Let’s be honest, if you’re an Alpha boss who believes in immortality and that Covid-19 is over—that people must work face-to-face to rock your boat—will you now wise up?

You’re about to lose your business at a time interest rates are going through the roof. Just put the pride away.

Think like the smart leaders you are. You need every dollar of revenue, and employees in good health to bring that revenue about.

Simply put, if you’re in hospitality, your twenty-something Gen Z drinkers may be rocking your ego today. But they aren’t eligible for fourth vaccine doses. Gen Z might just become a health tragedy paralleling the current decimation of the Greatest Generation, the Baby Boomers, and a growing number of Gen X.

Lockdowns are gone. Australia’s borders are open. That’s what businesses wanted. And the results haven’t been as rosy as ostrich-like lobbyists predicted. Now everything is on the line.
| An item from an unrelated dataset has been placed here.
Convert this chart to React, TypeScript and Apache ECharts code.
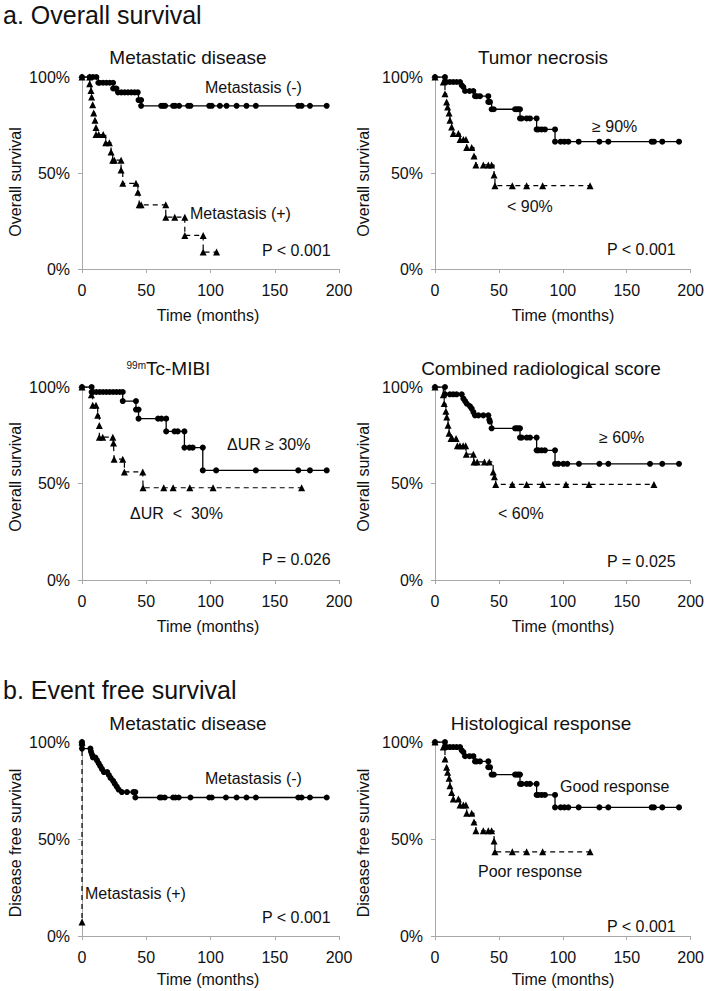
import React, { useEffect, useRef } from "react";
import * as echarts from "echarts";

// ---------- Data (months, survival %) ----------
// a. Overall survival – Metastatic disease
const osMetNegT = [0, 6, 8.6, 11.2, 12.7, 13.8, 16.4, 19, 21.6, 24.2, 24.2, 25.5, 26.8, 28, 30.6, 33.2, 35.8, 38.4, 41, 43.4, 44, 46, 46, 61.6, 63.1, 64.7, 70.9, 72.5, 75.6, 82.6, 84.4, 99, 101, 107.3, 112.5, 120.3, 128, 135.3, 168.3, 170.9, 177.4, 190.4];
const osMetNegS = [100, 100, 100, 100, 97, 97, 97, 97, 97, 97, 94, 94, 94, 92, 92, 92, 92, 92, 92, 92, 88, 88, 85, 85, 85, 85, 85, 85, 85, 85, 85, 85, 85, 85, 85, 85, 85, 85, 85, 85, 85, 85];
const osMetPosT = [0, 6, 6, 7, 7.5, 8.3, 9.1, 10.1, 10.9, 10.9, 13, 16.5, 18.5, 21.3, 22.6, 23.9, 25.2, 30.4, 30.4, 31.7, 42, 43.5, 44.5, 46, 65.2, 65.2, 72.2, 80, 80, 94.3, 94.3, 104.7];
const osMetPosS = [100, 100, 96.5, 93, 89.6, 85.6, 81.3, 77.5, 73.7, 70, 70, 70, 65.7, 65.7, 61, 56.7, 56.7, 56.7, 51.6, 44.6, 44.6, 40, 33.4, 33.4, 33.4, 27, 27, 27, 17.5, 17.5, 8.8, 8.8];

// Tumor necrosis (also Histological response)
const tnHighT = [0, 7.8, 7.8, 9.1, 11.7, 14.3, 16.9, 19.6, 20.9, 22.2, 23.5, 27, 30, 31.3, 32.6, 35.2, 41.7, 41.7, 43, 44.3, 46, 62.6, 63.9, 65.2, 66.5, 66.5, 67.8, 71.7, 74.3, 79.5, 79.5, 80.8, 83.4, 86, 93.9, 93.9, 98.3, 101.2, 104.3, 112.4, 128.6, 135.6, 169.5, 171.3, 177.8, 190.9];
const tnHighS = [100, 100, 97.4, 97.4, 97.4, 97.4, 97.4, 97.4, 95.7, 94.8, 92.7, 92.7, 92.7, 90, 90, 90, 90, 87, 87, 83.2, 83.2, 83.2, 83.2, 83.2, 83.2, 78.4, 78.4, 78.4, 78.4, 78.4, 72.7, 72.7, 72.7, 72.7, 72.7, 66.3, 66.3, 66.3, 66.3, 66.3, 66.3, 66.3, 66.3, 66.3, 66.3, 66.3];
const tnLowT = [0, 6.5, 7.8, 9.1, 9.9, 11, 11.7, 13, 14.3, 18.3, 19.6, 22.2, 24.2, 24.8, 28.7, 30.5, 32, 37.8, 41.7, 44.3, 46.2, 46.9, 60.5, 71.7, 84.2, 121.3];
const tnLowS = [100, 97.4, 91.3, 87, 84.4, 81.3, 77.5, 74, 70.6, 70.6, 67.5, 67.5, 67.5, 63.3, 63.3, 58.8, 54.2, 54.2, 54.2, 54.2, 49, 43.4, 43.4, 43.4, 43.4, 43.4];

// 99mTc-MIBI
const mibiHighT = [0, 7.5, 7.5, 8.6, 11.2, 13.8, 16.4, 19, 21.6, 24.2, 26.8, 29.4, 31.7, 31.7, 42, 42, 44, 44, 59.2, 61.8, 65.5, 65.5, 72, 74.5, 79.7, 79.7, 83.6, 86.2, 94, 94, 104.4, 135.3, 168.3, 177.4, 190.4];
const mibiHighS = [100, 100, 97.4, 97.4, 97.4, 97.4, 97.4, 97.4, 97.4, 97.4, 97.4, 97.4, 97.4, 92.7, 92.7, 88.3, 88.3, 83.6, 83.6, 83.6, 83.6, 77, 77, 77, 77, 68.6, 68.6, 68.6, 68.6, 56.8, 56.8, 56.8, 56.8, 56.8, 56.8];
const mibiLowT = [0, 7.3, 8.3, 10.9, 12.2, 13.5, 13.5, 16.1, 24, 24.5, 25, 31.7, 33, 47.3, 47.5, 63.6, 70.9, 83.9, 102, 170.9];
const mibiLowS = [100, 96, 90.5, 90.5, 85.3, 80, 74, 74, 74, 71, 62.6, 62.6, 56, 56, 47.8, 47.8, 47.8, 47.8, 47.8, 47.8];

// Combined radiological score
const crHighT = [0, 7.8, 7.8, 11.7, 14.3, 16.9, 20.9, 22.2, 23.5, 24.8, 27.4, 28.7, 30, 31.3, 34, 37.8, 41.7, 42.5, 43, 44.3, 62.6, 63.9, 65.2, 66.5, 66.5, 67.8, 71.7, 74.3, 79.5, 79.5, 80.8, 83.4, 86, 93.9, 93.9, 96.5, 100.4, 103.5, 112.6, 128.6, 135.6, 168.2, 177.8, 190.9];
const crHighS = [100, 100, 96.2, 96.2, 96.2, 96.2, 96.2, 94, 92.7, 91.4, 90, 88.8, 87, 85.3, 85.3, 85.3, 85.3, 83, 82, 78.6, 78.6, 78.6, 78.6, 78.6, 73.8, 73.8, 73.8, 73.8, 73.8, 67.2, 67.2, 67.2, 67.2, 67.2, 60.2, 60.2, 60.2, 60.2, 60.2, 60.2, 60.2, 60.2, 60.2, 60.2];
const crLowT = [0, 6.5, 7.2, 8.5, 9.2, 10.2, 11, 12.5, 13.5, 16.5, 17.5, 19.5, 22, 24, 24.5, 30, 30.5, 33, 38.7, 42.5, 45.5, 46.5, 47.5, 60.5, 71.7, 84.2, 102.5, 120.5, 171.3];
const crLowS = [100, 96, 91.4, 87.4, 84.5, 80.2, 76, 73.3, 73.3, 73.3, 69.5, 69.5, 69.5, 69.5, 65.2, 65.2, 61.2, 61.2, 61.2, 61.2, 56, 53.5, 49.5, 49.5, 49.5, 49.5, 49.5, 49.5, 49.5];

// b. Event free survival – Metastatic disease
const efsNegT = [0, 0, 0, 6.5, 7, 7.8, 8.5, 10.4, 11.7, 13, 14.3, 15.6, 17, 19.6, 20.9, 22.2, 24.2, 25.5, 27, 28.5, 31, 35, 40, 41.5, 41.5, 60.5, 61.8, 64.4, 70.9, 72.7, 75.3, 84.4, 99, 101, 112, 120.3, 128, 135.3, 168.3, 170.9, 177.4, 190.4];
const efsNegS = [100, 98.6, 96.6, 96.6, 95, 93.5, 92, 92, 90.5, 89, 87.5, 86, 84.5, 84.5, 83, 81.5, 80, 78.5, 77, 75.5, 74.2, 74.2, 74.2, 74.2, 71.4, 71.4, 71.4, 71.4, 71.4, 71.4, 71.4, 71.4, 71.4, 71.4, 71.4, 71.4, 71.4, 71.4, 71.4, 71.4, 71.4, 71.4];
const efsPosT = [0, 0];
const efsPosS = [100, 7.2];

const xTicks = [0, 200, 50];
const yTicks = [0, 100, 50];

const FONT = '"Liberation Sans", Arial, Helvetica, sans-serif';

const zip = (t: number[], s: number[]) => t.map((v, i) => [v, s[i]]);

const panels = [
  { left: 82, top: 77, w: 257, h: 192, solid: zip(osMetNegT, osMetNegS), dashed: zip(osMetPosT, osMetPosS) },
  { left: 435, top: 77, w: 256, h: 192, solid: zip(tnHighT, tnHighS), dashed: zip(tnLowT, tnLowS) },
  { left: 82, top: 387, w: 257, h: 193, solid: zip(mibiHighT, mibiHighS), dashed: zip(mibiLowT, mibiLowS) },
  { left: 435, top: 387, w: 256, h: 193, solid: zip(crHighT, crHighS), dashed: zip(crLowT, crLowS) },
  { left: 82, top: 742, w: 257, h: 194, solid: zip(efsNegT, efsNegS), dashed: zip(efsPosT, efsPosS) },
  { left: 435, top: 742, w: 256, h: 194, solid: zip(tnHighT, tnHighS), dashed: zip(tnLowT, tnLowS) },
];

function txt(text: string, x: number, y: number, size: number, align = "left", rotation = 0, vAlign = "middle") {
  return {
    type: "text",
    x,
    y,
    rotation,
    silent: true,
    style: {
      text,
      fontSize: size,
      fontFamily: FONT,
      fill: "#111",
      textAlign: align,
      align,
      textVerticalAlign: vAlign,
      verticalAlign: vAlign,
    },
  };
}

export default function App() {
  const ref = useRef<HTMLDivElement>(null);
  useEffect(() => {
    if (!ref.current) return;
    const chart = echarts.init(ref.current, undefined, { renderer: "svg" });
    const axisColor = "#a8a8a8";
    const grids: any[] = [];
    const xAxes: any[] = [];
    const yAxes: any[] = [];
    const series: any[] = [];
    panels.forEach((p, i) => {
      grids.push({ left: p.left, top: p.top, width: p.w, height: p.h, containLabel: false });
      xAxes.push({
        type: "value",
        gridIndex: i,
        min: xTicks[0],
        max: xTicks[1],
        interval: xTicks[2],
        axisLine: { show: true, onZero: false, lineStyle: { color: axisColor, width: 1 } },
        axisTick: { show: true, length: 4, lineStyle: { color: axisColor } },
        axisLabel: { margin: 13, fontSize: 16, color: "#111", fontFamily: FONT },
        splitLine: { show: false },
      });
      yAxes.push({
        type: "value",
        gridIndex: i,
        min: yTicks[0],
        max: yTicks[1],
        interval: yTicks[2],
        axisLine: { show: true, onZero: false, lineStyle: { color: axisColor, width: 1 } },
        axisTick: { show: true, length: 4, lineStyle: { color: axisColor } },
        axisLabel: { margin: 12, fontSize: 16, color: "#111", fontFamily: FONT, formatter: "{value}%" },
        splitLine: { show: false },
      });
      series.push({
        type: "line",
        xAxisIndex: i,
        yAxisIndex: i,
        data: p.dashed,
        step: "end",
        symbol: "triangle",
        symbolSize: 7,
        showSymbol: true,
        showAllSymbol: true,
        silent: true,
        lineStyle: { color: "#000", width: 1.2, type: [5, 4] },
        itemStyle: { color: "#000" },
        emphasis: { disabled: true },
        z: 2,
      });
      series.push({
        type: "line",
        xAxisIndex: i,
        yAxisIndex: i,
        data: p.solid,
        step: "end",
        symbol: "circle",
        symbolSize: 6,
        showSymbol: true,
        showAllSymbol: true,
        silent: true,
        lineStyle: { color: "#000", width: 1.3 },
        itemStyle: { color: "#000" },
        emphasis: { disabled: true },
        z: 3,
      });
    });

    const graphics: any[] = [
      txt("a. Overall survival", 3, 15, 25),
      txt("b. Event free survival", 3, 690, 25),
      // panel titles
      txt("Metastatic disease", 188, 57, 19, "center"),
      txt("Tumor necrosis", 543, 57, 19, "center"),
      txt("99m", 146, 365, 10, "right"),
      txt("Tc-MIBI", 146, 368, 19, "left"),
      txt("Combined radiological score", 541, 368, 19, "center"),
      txt("Metastatic disease", 188, 723, 19, "center"),
      txt("Histological response", 541, 723, 19, "center"),
      // y axis titles
      txt("Overall survival", 15, 182, 16, "center", Math.PI / 2),
      txt("Overall survival", 363, 182, 16, "center", Math.PI / 2),
      txt("Overall survival", 15, 477, 16, "center", Math.PI / 2),
      txt("Overall survival", 363, 477, 16, "center", Math.PI / 2),
      txt("Disease free survival", 15, 843, 16, "center", Math.PI / 2),
      txt("Disease free survival", 363, 843, 16, "center", Math.PI / 2),
      // x axis titles
      txt("Time (months)", 208, 315, 16, "center"),
      txt("Time (months)", 563, 315, 16, "center"),
      txt("Time (months)", 208, 626, 16, "center"),
      txt("Time (months)", 563, 626, 16, "center"),
      txt("Time (months)", 208, 979, 16, "center"),
      txt("Time (months)", 563, 979, 16, "center"),
      // annotations
      txt("Metastasis (-)", 205, 87, 16),
      txt("Metastasis (+)", 190, 213, 16),
      txt("P < 0.001", 262, 250, 16),
      txt("≥ 90%", 592, 126, 16),
      txt("< 90%", 507, 206, 16),
      txt("P < 0.001", 607, 249, 16),
      txt("ΔUR ≥ 30%", 227, 444, 16),
      txt("ΔUR  <  30%", 130, 513, 16),
      txt("P = 0.026", 262, 559, 16),
      txt("≥ 60%", 599, 437, 16),
      txt("< 60%", 498, 513, 16),
      txt("P = 0.025", 607, 561, 16),
      txt("Metastasis (-)", 205, 778, 16),
      txt("Metastasis (+)", 85, 893, 16),
      txt("P < 0.001", 262, 917, 16),
      txt("Good response", 560, 786, 16),
      txt("Poor response", 478, 871, 16),
      txt("P < 0.001", 607, 926, 16),
    ];

    chart.setOption({
      animation: false,
      backgroundColor: "#fff",
      grid: grids,
      xAxis: xAxes,
      yAxis: yAxes,
      series,
      graphic: graphics,
    });
    return () => chart.dispose();
  }, []);
  return <div ref={ref} style={{ position: "absolute", left: 0, top: 0, width: 707, height: 991 }} />;
}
Welcome to Covid mid-2022. We’re three years into a still raging global pandemic, and business survival has finally become a question of owners and CEOs facing reality.

© 2022 Adam Parker.

Picture credit © 2020 Adam Parker.


Read AHPPC’s latest recommendations here: https://www.health.gov.au/news/ahppc-statement-on-covid-19-winter-update-and-ongoing-health-protection-measures-to-support-our-community

UPDATE: JULY 25, 2022—BA.4 and BA.5 RO Revised Down

Professor Adrian Esterman today published a revision of the Omicron BA.4 and BA.5 variant R0s. Scientific opinion, he said, now grades their infectivity the same as BA.2 which is “1.4 times” the R0 of BA.1’s R9.5. The current Omicron threat of BA.4 and BA.5, therefore, would still be a startling R13.3, but no longer the equivalent of the measles’ R18.6.